By committing to more inclusive design practices in the move towards autonomous vehicles, the motor industry has the opportunity to pioneer change for personal transport.
Traditionally, the automotive design process has not considered the more diverse needs of a range of people and abilities, leaving the more than 20% of people in the UK with disabilities unable to drive and therefore reliant on public transport and its concomitant difficulties. It is clear that accessible transport is crucial for increasing social interaction, opportunity, and independence.
Though self-driving cars will eventually remove the need for people to physically drive the vehicles themselves, that in itself does not necessarily make them more inclusive. For example, other barriers may include actual exit and entry difficulty so design that included grab handles and side steps would be widely beneficial.

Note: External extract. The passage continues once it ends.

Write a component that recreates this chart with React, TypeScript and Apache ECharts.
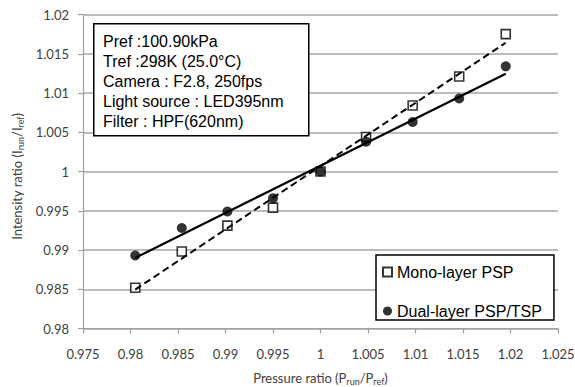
import React, { useEffect, useRef } from "react";
import * as echarts from "echarts";

// ---- data ----
const pressureRatio = [0.9805, 0.9854, 0.9902, 0.995, 1.0, 1.0048, 1.0097, 1.0146, 1.0195];
const monoLayer = [0.9852, 0.9898, 0.9931, 0.9954, 1.0, 1.0044, 1.0084, 1.0121, 1.0175];
const dualLayer = [0.9893, 0.9928, 0.9949, 0.9966, 1.0, 1.0038, 1.0063, 1.0093, 1.0134];
const seriesNames = ["Mono-layer PSP", "Dual-layer PSP/TSP"];
const infoLines = [
  "Pref :100.90kPa",
  "Tref :298K (25.0°C)",
  "Camera : F2.8, 250fps",
  "Light source : LED395nm",
  "Filter : HPF(620nm)",
];
const xRange = [0.975, 1.025];
const yRange = [0.98, 1.02];
const tickStep = 0.005;

// least-squares linear trend line over the data's x extent
function trend(xs: number[], ys: number[]): number[][] {
  const n = xs.length;
  const mx = xs.reduce((a, b) => a + b, 0) / n;
  const my = ys.reduce((a, b) => a + b, 0) / n;
  let sxy = 0;
  let sxx = 0;
  for (let i = 0; i < n; i++) {
    sxy += (xs[i] - mx) * (ys[i] - my);
    sxx += (xs[i] - mx) * (xs[i] - mx);
  }
  const b = sxy / sxx;
  const a = my - b * mx;
  const x0 = Math.min(...xs);
  const x1 = Math.max(...xs);
  return [
    [x0, a + b * x0],
    [x1, a + b * x1],
  ];
}

const AXIS_FONT = "Lato";
const BOX_FONT = "Liberation Sans";

export default function App() {
  const ref = useRef<HTMLDivElement>(null);

  useEffect(() => {
    if (!ref.current) return;
    const chart = echarts.init(ref.current, undefined, { renderer: "svg" });

    const monoPts = pressureRatio.map((x, i) => [x, monoLayer[i]]);
    const dualPts = pressureRatio.map((x, i) => [x, dualLayer[i]]);

    const nameRich = {
      s: {
        fontSize: 9,
        fontFamily: AXIS_FONT,
        color: "#404040",
        lineHeight: 16,
        verticalAlign: "bottom",
      },
    };

    chart.setOption({
      animation: false,
      backgroundColor: "#fff",
      grid: { left: 83, right: 17, top: 14.5, bottom: 58.5, outerBoundsMode: "none", containLabel: false },
      xAxis: {
        type: "value",
        min: xRange[0],
        max: xRange[1],
        interval: tickStep,
        name: "Pressure ratio (P{s|run}/P{s|ref})",
        nameLocation: "middle",
        nameGap: 41,
        nameTextStyle: {
          fontSize: 13,
          fontFamily: AXIS_FONT,
          color: "#404040",
          lineHeight: 16,
          verticalAlign: "top",
          rich: nameRich,
        },
        axisLine: { show: true, lineStyle: { color: "#a0a0a0", width: 1.2 } },
        axisTick: { show: true, inside: false, length: 5, lineStyle: { color: "#a0a0a0", width: 1.2 } },
        axisLabel: { margin: 19, fontSize: 13, fontFamily: AXIS_FONT, color: "#404040" },
        splitLine: { show: false },
      },
      yAxis: {
        type: "value",
        min: yRange[0],
        max: yRange[1],
        interval: tickStep,
        name: "Intensity ratio (I{s|run}/I{s|ref})",
        nameLocation: "middle",
        nameGap: 55,
        nameTextStyle: {
          fontSize: 13,
          fontFamily: AXIS_FONT,
          color: "#404040",
          lineHeight: 16,
          padding: [0, 10, 0, 0],
          rich: nameRich,
        },
        axisLine: { show: true, lineStyle: { color: "#a0a0a0", width: 1.2 } },
        axisTick: { show: true, inside: false, length: 5, lineStyle: { color: "#a0a0a0", width: 1.2 } },
        axisLabel: { margin: 14, fontSize: 13, fontFamily: AXIS_FONT, color: "#404040" },
        splitLine: { show: true, lineStyle: { color: "#a6a6a6", width: 1.5 } },
      },
      legend: {
        data: seriesNames,
        orient: "vertical",
        left: 376,
        top: 255,
        backgroundColor: "#fff",
        borderColor: "#000",
        borderWidth: 1.5,
        borderRadius: 0,
        padding: [9, 12, 1, 6],
        itemGap: 23,
        itemWidth: 9,
        itemHeight: 9,
        textStyle: { fontSize: 16, fontFamily: BOX_FONT, color: "#000", lineHeight: 16 },
      },
      graphic: [
        {
          type: "rect",
          z: 100,
          shape: { x: 93.75, y: 23.75, width: 215, height: 112 },
          style: { fill: "#fff", stroke: "#000", lineWidth: 1.5 },
        },
        {
          type: "text",
          z: 101,
          x: 103,
          y: 31,
          style: {
            text: infoLines.join("\n"),
            fontSize: 16,
            fontFamily: BOX_FONT,
            fill: "#000",
            lineHeight: 20,
            verticalAlign: "top",
          },
        },
      ],
      series: [
        {
          name: seriesNames[0],
          type: "scatter",
          data: monoPts,
          symbol: "rect",
          symbolSize: 9,
          itemStyle: { color: "#fff", borderColor: "#000", borderWidth: 1.6 },
          z: 2,
        },
        {
          name: seriesNames[1],
          type: "scatter",
          data: dualPts,
          symbol: "circle",
          symbolSize: 10,
          itemStyle: { color: "#000" },
          z: 3,
        },
        {
          name: "Mono trend",
          type: "line",
          data: trend(pressureRatio, monoLayer),
          symbol: "none",
          lineStyle: { color: "#000", width: 2, type: [7, 4] },
          z: 4,
        },
        {
          name: "Dual trend",
          type: "line",
          data: trend(pressureRatio, dualLayer),
          symbol: "none",
          lineStyle: { color: "#000", width: 2.2, type: "solid" },
          z: 4,
        },
      ],
    });

    return () => chart.dispose();
  }, []);

  return (
    <div
      ref={ref}
      style={{ position: "fixed", left: 0, top: 0, width: 575, height: 387 }}
    />
  );
}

Folding or moving car seats or opening and closing boot lids can require quite a level of force, and seatbelts can be difficult to manipulate in many cars today. If they were designed to be used more easily by all, then inevitably they would be accessible to many more. And to include wheelchair users, an easy to use restraint system, lowered floor, ramp, and enough actual space once inside the vehicle could be revolutionary.
Similarly, a combination of visual display and voice input interfaces would benefit all passengers and cater for their preferred or most suitable method of interaction. Considering people’s diverse needs early in the design process makes it far easier to design accessible cars and make transport inclusive, and with the advent of autonomous vehicles in the near future, now is the ideal time.